Luke Skywalker and the Shadows of Mindor suffers the most, I think, for being so plot-based. After a 20 book series with an epic plot and a 9 book series with reasonably epic character progression to follow it, it’s just hard to go back 30 years and read a standalone book that has yet another take on the dark side of the Force and how different people perceive it, yet another wholly alien species that must be understood if the day is to be saved, yet another stack of TIE Fighters and stormtroopers. The characters were all on, and that means a lot. And there’s a reasonably good running gag behind the awkward title. But on the whole, it was entirely too missable for my tastes. I hope the next one I read, which delves the farthest yet into the future of that universe, is a substantial sight better.

Hack/Slash: Return of the Revenge Part 4

I don’t know if I’ve said lately how much I appreciate that there’s a generic horror-movie comic around that simultaneously makes fun of and embraces all the relevant tropes. (I mean, last time they had by God Chucky, right?) So: Hack/Slash, thank you muchly for existing! I keep seeing indications of a movie version on the horizon, but I kind of don’t want one, as once it’s a movie, the tongue-in-cheekness of it all flies right out the window. Still, it’s pleasing that the comic’s doing well enough for people to consider that.
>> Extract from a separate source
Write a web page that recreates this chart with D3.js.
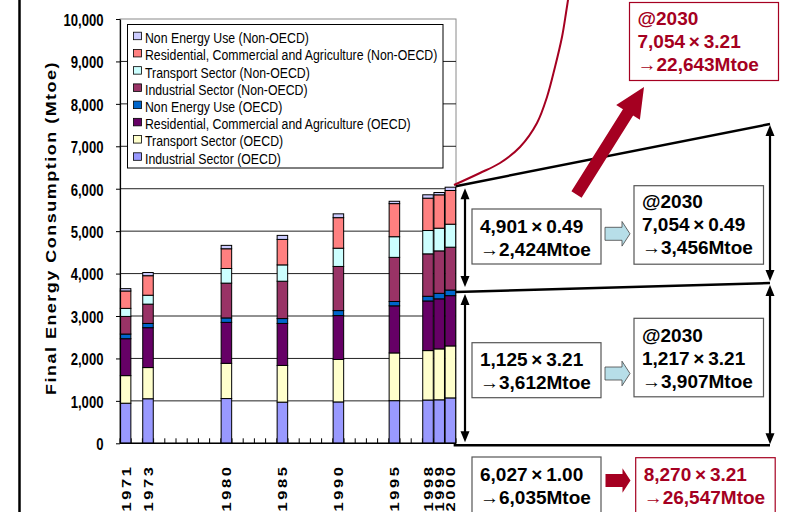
<!DOCTYPE html>
<html>
<head>
<meta charset="utf-8">
<script src="https://cdn.jsdelivr.net/npm/d3@7"></script>
<style>
  html, body { margin: 0; padding: 0; background: #fff; }
  svg { display: block; font-family: "Liberation Sans", Arial, sans-serif; }
</style>
</head>
<body>
<svg id="chart" width="787" height="512"></svg>
<script>
// ---- data -------------------------------------------------------------
const allYears  = d3.range(1971, 2001);          // category axis, one slot per year
const dataYears = [1971, 1973, 1980, 1985, 1990, 1995, 1998, 1999, 2000];

// Final energy consumption by sector (Mtoe), stacked bottom to top
const industrialOECD     = [945, 1050, 1055,  970,  975, 1005, 1020, 1025, 1070];
const transportOECD      = [650,  735,  830,  865, 1000, 1125, 1165, 1200, 1225];
const residentialOECD    = [870,  940,  965,  990, 1035, 1110, 1170, 1180, 1185];
const nonEnergyOECD      = [110,  100,  105,  115,  118,  102,  110,  130,  132];
const industrialNonOECD  = [415,  455,  820,  880, 1040, 1040, 1000, 1000, 1010];
const transportNonOECD   = [190,  210,  345,  385,  430,  487,  550,  535,  542];
const residentialNonOECD = [410,  460,  465,  600,  720,  780,  762,  786,  794];
const nonEnergyNonOECD   = [ 55,   75,   80,   95,   90,   55,   80,   55,   78];

const seriesNames = [
  "Industrial Sector (OECD)",
  "Transport Sector (OECD)",
  "Residential, Commercial and Agriculture (OECD)",
  "Non Energy Use (OECD)",
  "Industrial Sector (Non-OECD)",
  "Transport Sector (Non-OECD)",
  "Residential, Commercial and Agriculture (Non-OECD)",
  "Non Energy Use (Non-OECD)"
];
const seriesValues = [industrialOECD, transportOECD, residentialOECD, nonEnergyOECD,
                      industrialNonOECD, transportNonOECD, residentialNonOECD, nonEnergyNonOECD];
const seriesColors = ["#9999FF", "#FFFFCC", "#660066", "#0066CC",
                      "#993366", "#CCFFFF", "#FF8080", "#CCCCFF"];

const yTicks = [0, 1000, 2000, 3000, 4000, 5000, 6000, 7000, 8000, 9000, 10000];
const yTitle = "Final Energy Consumption (Mtoe)";

// per-capita projection notes
const noteNonOECD2000  = ["4,901\u2009×\u20090.49", "→2,424Mtoe"];
const noteNonOECD2030  = ["@2030", "7,054\u2009×\u20090.49", "→3,456Mtoe"];
const noteNonOECDRich  = ["@2030", "7,054\u2009×\u20093.21", "→22,643Mtoe"];
const noteOECD2000     = ["1,125\u2009×\u20093.21", "→3,612Mtoe"];
const noteOECD2030     = ["@2030", "1,217\u2009×\u20093.21", "→3,907Mtoe"];
const noteWorld2000    = ["6,027\u2009×\u20091.00", "→6,035Mtoe"];
const noteWorldRich    = ["8,270\u2009×\u20093.21", "→26,547Mtoe"];

// ---- setup ------------------------------------------------------------
const RED = "#A50021";
const SQUEEZE = 0.82;                 // horizontal condensing of chart lettering
const svg = d3.select("#chart");
const H = 512;
const plot = { left: 120, right: 456, top: 19, bottom: 443.3 };

const x = d3.scaleBand().domain(allYears).range([plot.left, plot.right])
  .paddingInner(0.06).paddingOuter(0.03);
const y = d3.scaleLinear().domain([0, 10000]).range([plot.bottom, plot.top]);

// page rule on the left
svg.append("line").attr("x1", 19.5).attr("x2", 19.5).attr("y1", 0).attr("y2", H)
  .attr("stroke", "#000").attr("stroke-width", 2.5);

// plot frame
svg.append("rect")
  .attr("x", plot.left).attr("y", y(10000))
  .attr("width", plot.right - plot.left).attr("height", y(0) - y(10000))
  .attr("fill", "none").attr("stroke", "#8a8a8a").attr("stroke-width", 1);

// gridlines
svg.append("g").selectAll("line")
  .data(yTicks.filter(d => d > 0 && d < 10000)).join("line")
  .attr("x1", plot.left).attr("x2", plot.right)
  .attr("y1", d => y(d)).attr("y2", d => y(d))
  .attr("stroke", "#222").attr("stroke-width", 1);

// category boundary ticks
const half = (x.step() - x.bandwidth()) / 2;
const bounds = allYears.map(yr => x(yr) - half).concat([x(2000) + x.bandwidth() + half]);
svg.append("g").selectAll("line").data(bounds).join("line")
  .attr("x1", d => d).attr("x2", d => d)
  .attr("y1", y(0)).attr("y2", y(0) - 5)
  .attr("stroke", "#000").attr("stroke-width", 1);

// stacked bars
const keys = seriesNames;
const rows = dataYears.map((yr, i) => {
  const o = { year: yr };
  keys.forEach((k, j) => { o[k] = seriesValues[j][i]; });
  return o;
});
const stacked = d3.stack().keys(keys)(rows);
svg.append("g").selectAll("g").data(stacked).join("g")
  .attr("fill", (d, i) => seriesColors[i])
  .selectAll("rect").data(d => d).join("rect")
  .attr("x", d => x(d.data.year))
  .attr("width", x.bandwidth())
  .attr("y", d => y(d[1]))
  .attr("height", d => y(d[0]) - y(d[1]))
  .attr("stroke", "#000").attr("stroke-width", 1);

// y axis
const yAxis = d3.axisLeft(y).tickValues(yTicks).tickFormat(d3.format(","))
  .tickSizeInner(4).tickSizeOuter(0).tickPadding(12);
svg.append("g").attr("transform", `translate(${plot.left},0)`).call(yAxis)
  .call(g => g.select(".domain").attr("stroke", "#000").attr("stroke-width", 1.2))
  .call(g => g.selectAll(".tick line").attr("stroke", "#000"))
  .call(g => g.selectAll("text")
    .attr("font-weight", "bold").attr("font-size", 16).attr("fill", "#000")
    .attr("x", -16.5 / SQUEEZE).attr("dy", "0.4em")
    .attr("transform", `scale(${SQUEEZE},1)`));

// x baseline
svg.append("line").attr("x1", plot.left).attr("x2", plot.right)
  .attr("y1", y(0)).attr("y2", y(0)).attr("stroke", "#000").attr("stroke-width", 1.5);

// year labels (rotated, reading upward)
const yearLS = 2.6;
svg.append("g").selectAll("text").data(dataYears).join("text")
  .attr("transform", d => `translate(${x(d) + x.bandwidth() / 2 + 5},${467 - yearLS}) scale(${SQUEEZE},1) rotate(-90)`)
  .attr("text-anchor", "end")
  .attr("font-weight", "bold").attr("font-size", 16.5)
  .attr("letter-spacing", yearLS)
  .text(d => d);

// y axis title
svg.append("text")
  .attr("transform", `translate(56,228) scale(${SQUEEZE},1) rotate(-90)`)
  .attr("text-anchor", "middle")
  .attr("font-weight", "bold").attr("font-size", 18)
  .attr("letter-spacing", 1.5)
  .text(yTitle);

// legend
const lg = svg.append("g");
lg.append("rect").attr("x", 127.5).attr("y", 24.5).attr("width", 315.5).attr("height", 143.5)
  .attr("fill", "#fff").attr("stroke", "#000").attr("stroke-width", 1);
const legendItems = seriesNames.map((n, i) => ({ name: n, color: seriesColors[i] })).reverse();
const li = lg.selectAll("g").data(legendItems).join("g")
  .attr("transform", (d, i) => `translate(0,${37.7 + i * 17.23})`);
li.append("rect").attr("x", 133.5).attr("y", -5.5).attr("width", 8).attr("height", 7.5)
  .attr("fill", d => d.color).attr("stroke", "#000").attr("stroke-width", 0.8);
li.append("text")
  .attr("transform", `translate(145,5.4) scale(${SQUEEZE},1)`)
  .attr("font-size", 15).attr("fill", "#000")
  .text(d => d.name);

// ---- projection annotations ---------------------------------------------
const oecd2000 = industrialOECD[8] + transportOECD[8] + residentialOECD[8] + nonEnergyOECD[8];
const total2000 = oecd2000 + industrialNonOECD[8] + transportNonOECD[8] + residentialNonOECD[8] + nonEnergyNonOECD[8];
const barRight = x(2000) + x.bandwidth();
const farX = 770;
const ann = svg.append("g");

// fanning lines to the 2030 side
ann.append("line").attr("x1", barRight).attr("y1", y(total2000) - 1).attr("x2", farX).attr("y2", 124)
  .attr("stroke", "#000").attr("stroke-width", 2.5);
ann.append("line").attr("x1", barRight).attr("y1", y(oecd2000) + 2).attr("x2", farX).attr("y2", 283)
  .attr("stroke", "#000").attr("stroke-width", 2.5);
ann.append("line").attr("x1", barRight - 2).attr("y1", y(0) + 2).attr("x2", farX).attr("y2", y(0) + 2)
  .attr("stroke", "#000").attr("stroke-width", 2.5);

// double-headed vertical arrows
function dblArrow(xp, y1, y2) {
  const g = ann.append("g");
  g.append("line").attr("x1", xp).attr("x2", xp).attr("y1", y1 + 8).attr("y2", y2 - 8)
    .attr("stroke", "#000").attr("stroke-width", 2.2);
  g.append("path").attr("d", `M${xp},${y1} L${xp - 4.5},${y1 + 11} L${xp + 4.5},${y1 + 11} Z`).attr("fill", "#000");
  g.append("path").attr("d", `M${xp},${y2} L${xp - 4.5},${y2 - 11} L${xp + 4.5},${y2 - 11} Z`).attr("fill", "#000");
}
dblArrow(465, y(total2000) + 1, y(oecd2000) - 3);
dblArrow(465, y(oecd2000) + 4, y(0) - 1);
dblArrow(farX, 125, 281);
dblArrow(farX, 285, y(0) + 1);

// steep red growth curve
const curvePts = [[454, 185], [480, 173], [500, 163], [520, 147], [537, 123], [547, 97],
                  [555, 67], [562, 37], [566, 13], [568, 0], [569, -6]];
ann.append("path").attr("d", d3.line().curve(d3.curveCatmullRom)(curvePts))
  .attr("fill", "none").attr("stroke", RED).attr("stroke-width", 2);

// big red arrow
(function () {
  const tail = [576.5, 194.5], tip = [644, 87];
  const dx = tip[0] - tail[0], dy = tip[1] - tail[1];
  const L = Math.hypot(dx, dy), ux = dx / L, uy = dy / L, nx = -uy, ny = ux;
  const sw = 6, hw = 14, hl = 30;
  const bx = tip[0] - ux * hl, by = tip[1] - uy * hl;
  const p = [
    [tail[0] + nx * sw, tail[1] + ny * sw],
    [bx + nx * sw, by + ny * sw],
    [bx + nx * hw, by + ny * hw],
    tip,
    [bx - nx * hw, by - ny * hw],
    [bx - nx * sw, by - ny * sw],
    [tail[0] - nx * sw, tail[1] - ny * sw]
  ];
  ann.append("path").attr("d", "M" + p.map(q => q.join(",")).join("L") + "Z").attr("fill", RED);
})();

// block arrows between boxes
function blockArrow(x0, yc, fill, stroke) {
  const bh = 6.5, hh = 12.3, x1 = x0 + 17, x2 = x0 + 25;
  ann.append("path")
    .attr("d", `M${x0},${yc - bh} L${x1},${yc - bh} L${x1},${yc - hh} L${x2},${yc} L${x1},${yc + hh} L${x1},${yc + bh} L${x0},${yc + bh} Z`)
    .attr("fill", fill).attr("stroke", stroke).attr("stroke-width", stroke === "none" ? 0 : 0.8);
}
blockArrow(605, 233.8, "#B7DEE8", "#444");
blockArrow(605, 373.5, "#B7DEE8", "#444");
blockArrow(605.5, 480.5, RED, "none");

// text boxes
function noteBox(bx, by, bw, bh, lines, first, red) {
  const col = red ? RED : "#000";
  ann.append("rect").attr("x", bx).attr("y", by).attr("width", bw).attr("height", bh)
    .attr("fill", "#fff").attr("stroke", red ? RED : "#555").attr("stroke-width", 1.2);
  ann.append("g").selectAll("text").data(lines).join("text")
    .attr("x", bx + 8).attr("y", (d, i) => by + first + i * 23)
    .attr("font-weight", "bold").attr("font-size", 19).attr("fill", col)
    .text(d => d);
}
noteBox(629.5, 2.5, 149, 78, noteNonOECDRich, 22.5, true);
noteBox(472, 209, 129, 55, noteNonOECD2000, 23.7, false);
noteBox(634, 185.7, 129.5, 78.5, noteNonOECD2030, 22.6, false);
noteBox(472, 342.7, 129, 55, noteOECD2000, 23, false);
noteBox(634, 318.3, 129.5, 78.5, noteOECD2030, 23.4, false);
noteBox(472, 457, 129, 70, noteWorld2000, 24, false);
noteBox(635.7, 457.7, 139.5, 70, noteWorldRich, 23.3, true);
</script>
</body>
</html>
One consequence of this appreciation is that I have bought (well, a year ago) and read Return of the Revenge Part 4, in which, as you might possibly expect, old nemeses crawl out of the woodwork to trouble Cassie Hack and her monstrous companion Vlad once more. I know I already said it in the previous review, but I am very much in enjoyment of the month-to-month storylines version of the comic that has only recently (for me) started to occur. Every single issue has just a ton of stuff going on. In this book alone, we have an ongoing quest to discover the whereabouts of Cassie’s long-missing father, an Archie comics parody, and secret society hot tub lesbians. Plus the revengencing enemies I already mentioned, some brand new enemies, the progressing personal lives of the five-ish regular characters in the series, and some pretty brutal moral dilemmas that are only now starting to be planted for eventual dire fruit. Good times!